Existe um tipo de medo que não grita. Ele sussurra. Se instala em silêncio nas frestas da rotina, molda nossas escolhas e esculpe a forma como nos enxergamos no mundo. Esse medo não nasce de um perigo imediato — ele é antigo. É o medo sistêmico.
Diferente do medo momentâneo que sentimos diante de uma ameaça real, o medo sistêmico é crônico. Ele vive em nós como uma tensão de fundo, como um alarme que nunca desliga completamente. Muitas vezes, nem o percebemos conscientemente — apenas sentimos cansaço, resistência, ansiedade, procrastinação, ou um "não sei o que" que nos impede de dar um passo adiante.
Ele se manifesta em frases como:
"Melhor não tentar, e se der errado?"
"Não posso confiar totalmente, e se me machucarem?"
"Preciso dar conta de tudo sozinha, ninguém vai me ajudar."
Esse medo se entranha em nossas células, em nossa visão de mundo, e frequentemente não começou conosco. Pode ter vindo de histórias de escassez que atravessaram gerações. Mulheres que foram silenciadas, homens que precisaram engolir o choro, famílias inteiras que aprenderam a sobreviver sem confiar em ninguém. Carregamos nas costas uma memória coletiva — traumas que não foram ditos, dores que não puderam ser expressas, ausências que viraram regras de comportamento.
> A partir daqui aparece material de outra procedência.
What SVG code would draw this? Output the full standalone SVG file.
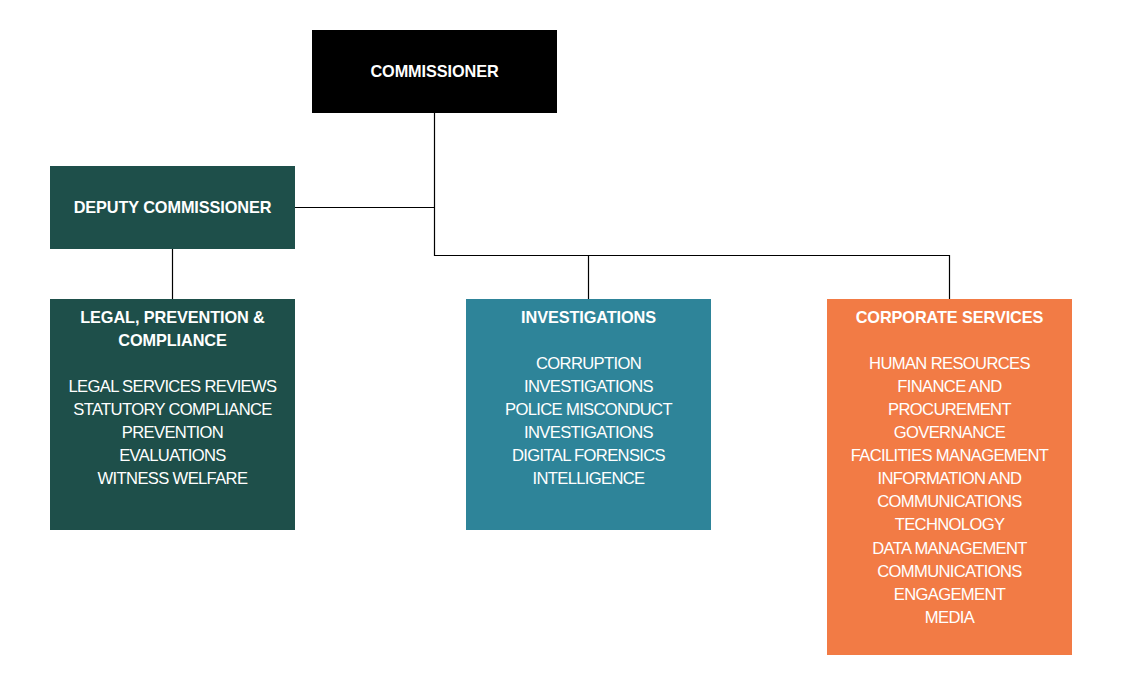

Também há o que vivemos em nossa própria história: infância sem segurança emocional, críticas constantes, instabilidade, abandono. Tudo isso molda um sistema interno que vê o mundo como um campo minado, mesmo quando estamos pisando em um jardim.
E o mais curioso? O medo sistêmico adora se disfarçar de cautela, racionalidade ou maturidade emocional. Ele se apresenta como “só estou sendo realista”, quando na verdade é apenas um velho trauma tentando nos manter a salvo — mas nos mantendo pequenos.
A boa notícia é que medo não é sentença. Ele é um chamado. Quando nos tornamos conscientes dessa vibração sutil que nos comanda por baixo da superfície, algo em nós começa a despertar. O simples ato de perceber já abre uma rachadura na prisão. E por essa rachadura pode entrar luz.
Libertar-se do medo sistêmico é um processo. Às vezes lento, às vezes profundo, quase sempre desconfortável. Mas é nesse desconforto que a vida pulsa de novo. Que o corpo relaxa. Que o coração volta a confiar.
E talvez, pela primeira vez, possamos respirar sem a sensação de que algo está prestes a dar errado.